Furthermore, DeepSeek presents at least two types of potential “backdoor” risks. The first is traditional security vulnerabilities, like remote code execution (as demonstrated in PyTorch incidents). The second, and more subtle, risk involves behaviors embedded within the model itself—what researchers call “sleeper agents.” Research from U.S. company Anthropic shows that a model could be designed to write secure code most of the time but insert subtle vulnerabilities when used by specific organizations or in specific contexts. Once a backdoor is present in a model, it becomes extremely difficult to detect or remove—even with extensive safety testing. Traditional red-teaming often fails to catch these vulnerabilities, and attempts to train away problematic behaviors can paradoxically make models better at hiding their backdoors.
The Path Forward
These developments force the United States to confront two distinct challenges. First, when efficiency improvements are rapidly diffusing the ability to train and access powerful models, can the United States prevent China from achieving truly transformative AI capabilities? Second, how can the United States manage the security risks if Chinese companies become the primary suppliers of open models? Policymakers should consider three priorities in response to DeepSeek:
First, strengthen rather than abandon export controls. While DeepSeek shows that determined actors can achieve impressive results with limited compute, they could go much further if they had access to the same resources of leading U.S. companies.

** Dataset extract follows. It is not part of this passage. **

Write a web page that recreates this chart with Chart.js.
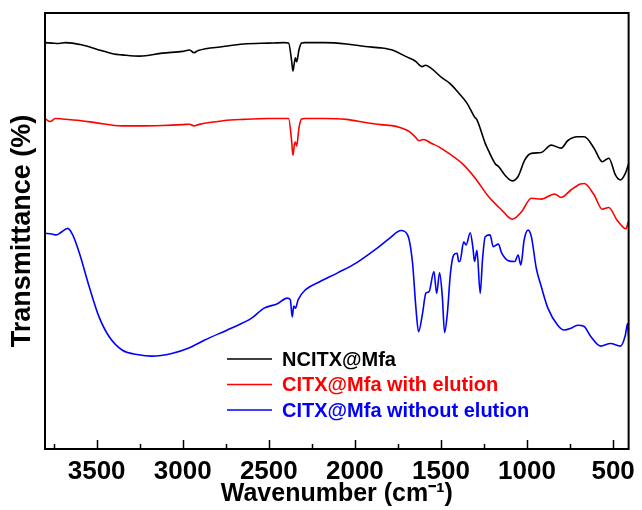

Second, restrict the integration of Chinese open models into critical U.S. systems and infrastructure. Just as the government tries to manage supply chain risks in tech hardware, it will need frameworks for AI models that could harbor hidden vulnerabilities. The U.S. Framework for Artificial Intelligence Diffusion already requires validated end users to cut ties with intelligence and military actors from untrusted countries. Under some interpretations, this requirement could extend to prohibiting the hosting of these models.
Finally, there is a critical gap in AI security research. Without better tools to detect backdoors and verify model safety, the United States is flying blind in evaluating which systems to trust. This security challenge becomes particularly acute as advanced AI emerges from regions with limited transparency, and as AI systems play an increasing role in developing the next generation of models—potentially cascading security vulnerabilities across future AI generations.